Indeed, those two statements are the same thing.

If you want a correct compiler it has to be correct according to a model, which means it can't handle things outside that model, and now you have "undefined behavior".

People want compilers to limit how much they transform UB, but that's not possible unless it gets defined. Which you can do, of course, but it's more limiting than it looks.

How does C do what hardware does and store things in registers when it can?
It doesn't, it is up to the compiler and optimizer to decide how to go at it.

Vector instructions, replacing library functions with compiler intrisics, splitting structs across registers and stack, unrolling loops are all examples absent from the language standard.

Two ways. One is the platform ABI sometimes says specific arguments are passed in specific registers.
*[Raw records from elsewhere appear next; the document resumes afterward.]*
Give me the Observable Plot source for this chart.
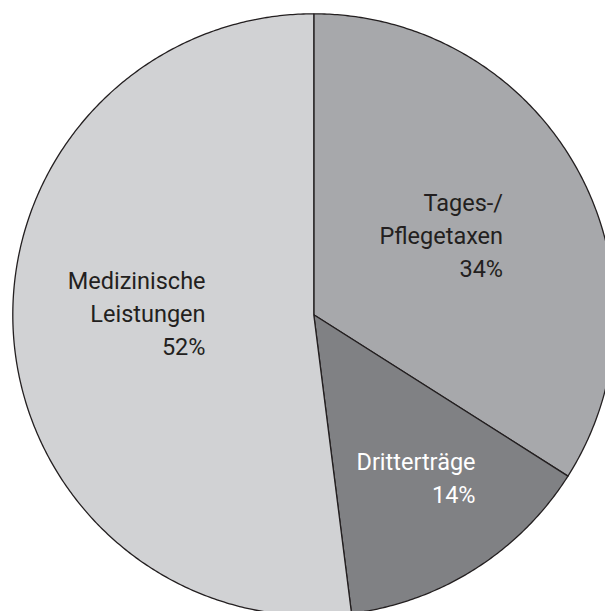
<!DOCTYPE html>
<html>
<head>
<meta charset="utf-8">
<script src="https://cdn.jsdelivr.net/npm/d3@7"></script>
<script src="https://cdn.jsdelivr.net/npm/@observablehq/plot@0.6"></script>
<style>
  html, body { margin: 0; padding: 0; background: #fff; overflow: hidden; }
</style>
</head>
<body>
<div id="chart"></div>
<script>
// ---- data ----
const categories = ["Tages-/\nPflegetaxen", "Dritterträge", "Medizinische\nLeistungen"];
const shares = [34, 14, 52];
const fills = ["#a7a8ab", "#808184", "#d1d2d4"];
const textColors = ["#231f20", "#ffffff", "#231f20"];
// label placement offsets (px) relative to slice point at 0.6 radius
const labelOffsets = [[31, 6], [65, 9], [72, -15]];

// ---- layout ----
const W = 605, H = 611;
const cx = 313.3, cy = 314.3, R = 301;

const pie = d3.pie().sort(null).value(d => d.share);
const slices = pie(categories.map((c, i) => ({name: c, share: shares[i], fill: fills[i], text: textColors[i], i})));

// outline points for each slice (unit circle coords, angle clockwise from top)
const pts = [];
for (const s of slices) {
  pts.push({id: s.data.i, x: 0, y: 0, fill: s.data.fill});
  const n = Math.max(2, Math.ceil((s.endAngle - s.startAngle) / (Math.PI / 360)));
  for (let k = 0; k <= n; k++) {
    const a = s.startAngle + (s.endAngle - s.startAngle) * k / n;
    pts.push({id: s.data.i, x: Math.sin(a), y: Math.cos(a), fill: s.data.fill});
  }
}

const labels = slices.map(s => {
  const a = (s.startAngle + s.endAngle) / 2;
  return {
    x: 0.6 * Math.sin(a), y: 0.6 * Math.cos(a),
    label: s.data.name + "\n" + s.data.share + "%",
    color: s.data.text,
    dx: labelOffsets[s.data.i][0], dy: labelOffsets[s.data.i][1]
  };
});

const chart = Plot.plot({
  width: W, height: H,
  margin: 0,
  style: {background: "transparent", overflow: "visible"},
  x: {domain: [-1, 1], range: [cx - R, cx + R], axis: null},
  y: {domain: [-1, 1], range: [cy + R, cy - R], axis: null},
  color: {type: "identity"},
  marks: [
    Plot.line(pts, {x: "x", y: "y", z: "id", fill: "fill", stroke: "#231f20", strokeWidth: 1.3, curve: "linear-closed", strokeLinejoin: "round"}),
    ...labels.map(l => Plot.text([l], {
      x: "x", y: "y", text: "label", fill: l.color,
      textAnchor: "end", lineHeight: 1.4,
      fontSize: 23.5, fontFamily: "Roboto",
      dx: l.dx, dy: l.dy
    }))
  ]
});
document.getElementById("chart").appendChild(chart);
</script>
</body>
</html>
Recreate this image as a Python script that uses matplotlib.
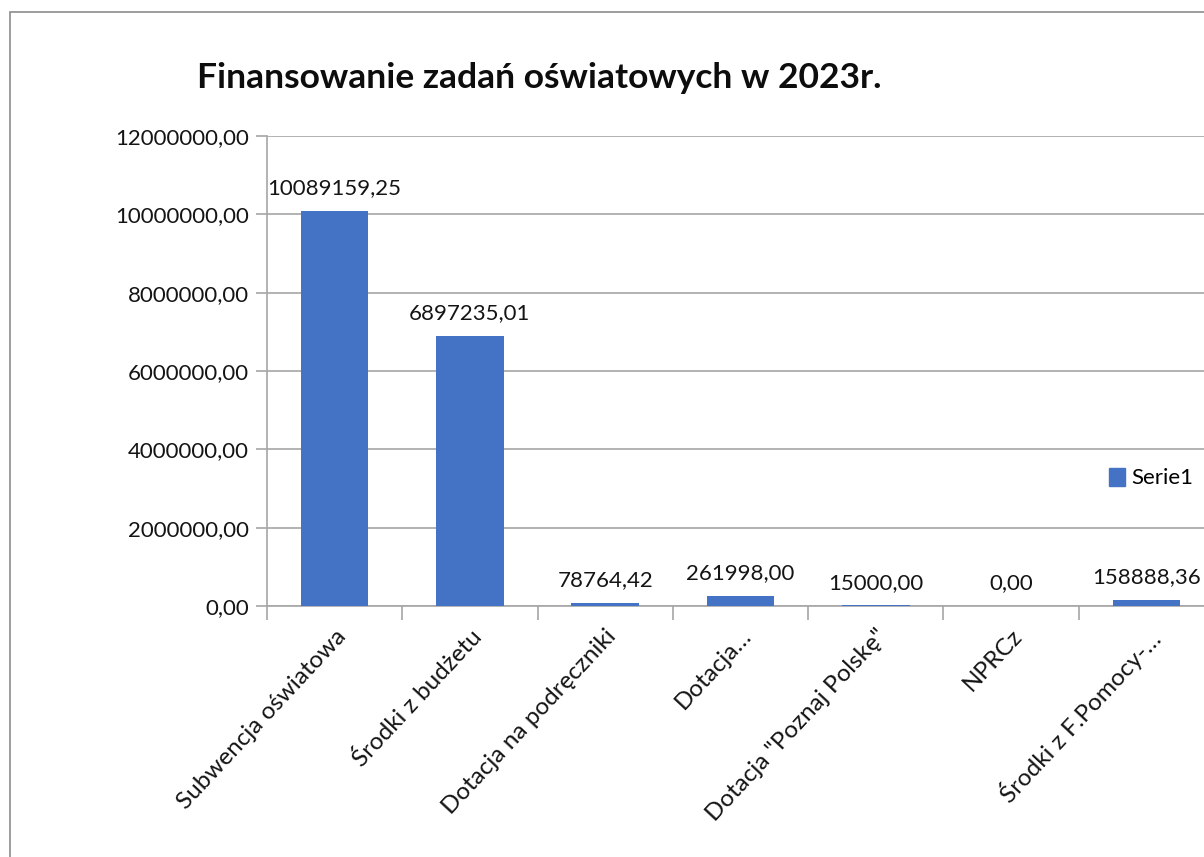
import matplotlib
matplotlib.use('Agg')
import matplotlib.pyplot as plt
from matplotlib.patches import Rectangle, Patch

plt.rcParams['font.family'] = ['Lato', 'DejaVu Sans']

categories = ['Subwencja oświatowa', 'Środki z budżetu', 'Dotacja na podręczniki',
              'Dotacja…', 'Dotacja "Poznaj Polskę"', 'NPRCz', 'Środki z F.Pomocy-…']
values = [10089159.25, 6897235.01, 78764.42, 261998.00, 15000.00, 0.00, 158888.36]
yticks = [0, 2000000, 4000000, 6000000, 8000000, 10000000, 12000000]
title = 'Finansowanie zadań oświatowych w 2023r.'
series_name = 'Serie1'

W, H = 1204, 857
fig = plt.figure(figsize=(W / 100, H / 100), dpi=100)

# outer chart border (cropped on the right/bottom)
fig.patches.append(Rectangle((10 / W, -0.1), 1.2, 1 - 12 / H + 0.1, transform=fig.transFigure,
                             fill=False, edgecolor='#8c8c8c', linewidth=1.2))

ax = fig.add_axes([267 / W, (H - 606) / H, 947 / W, 470 / H])
x = range(len(categories))
bars = ax.bar(x, values, width=0.5, color='#4472C4', zorder=3)

ax.set_xlim(-0.5, len(categories) - 0.5)
ax.set_ylim(0, 12000000)
ax.set_yticks(yticks)
ax.set_yticklabels(['%d,00' % v for v in yticks], fontsize=16, color='#141414')
ax.yaxis.grid(True, color='#a6a6a6', linewidth=1.2, zorder=0)
ax.tick_params(axis='y', length=8, color='#a6a6a6', width=1.2, pad=5)

ax.set_xticks([i - 0.5 for i in x], minor=False)
ax.set_xticklabels([])
ax.set_xticks(list(x), minor=True)
ax.set_xticklabels(categories, minor=True, rotation=47, ha='right', rotation_mode='anchor',
                   fontsize=17.5, color='#141414')
ax.tick_params(axis='x', which='major', length=10, color='#a6a6a6', width=1.2)
ax.tick_params(axis='x', which='minor', length=0, pad=14)

for s in ['top', 'right']:
    ax.spines[s].set_visible(False)
for s in ['left', 'bottom']:
    ax.spines[s].set_color('#a6a6a6')
    ax.spines[s].set_linewidth(1.2)

for b, v in zip(bars, values):
    lbl = ('%.2f' % v).replace('.', ',')
    ax.annotate(lbl, (b.get_x() + b.get_width() / 2, v), xytext=(0, 9),
                textcoords='offset points', ha='center', va='bottom',
                fontsize=16, color='#141414')

fig.text(197 / W, 1 - 78 / H, title, fontsize=25.5, fontweight='bold', va='center', ha='left',
         color='#0d0d0d')

fig.legend(handles=[Patch(color='#4472C4', label=series_name)], loc='center left',
           bbox_to_anchor=(1098 / W, 1 - 478 / H), frameon=False, fontsize=16,
           handlelength=0.7, handleheight=0.9, handletextpad=0.3, borderpad=0)

fig.savefig('out.png', dpi=100)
The second is (essentially) assigning local variables offsets on a machine stack where some offsets are stored in registers.
To the best of my recollection the “abstract machine” is a C++ism that unfortunately crept into C.
From C89 document:

> 2.1.2.3 Program execution

> The semantic descriptions in this Standard describe the behavior of an abstract machine in which issues of optimization are irrelevant

[...]

> Alternatively, an implementation might perform various optimizations within each translation unit, such that the actual semantics would agree with the abstract semantics only when making function calls across translation unit boundaries. In such an implementation, at the time of each function entry and function return where the calling function and the called function are in different translation units, the values of all externally linked objects and of all objects accessible via pointers therein would agree with the abstract semantics. Furthermore, at the time of each such function entry the values of the parameters of the called function and of all objects accessible via pointers therein would agree with the abstract semantics.

The "abstract machine" is present in the first C standard, published in 1989.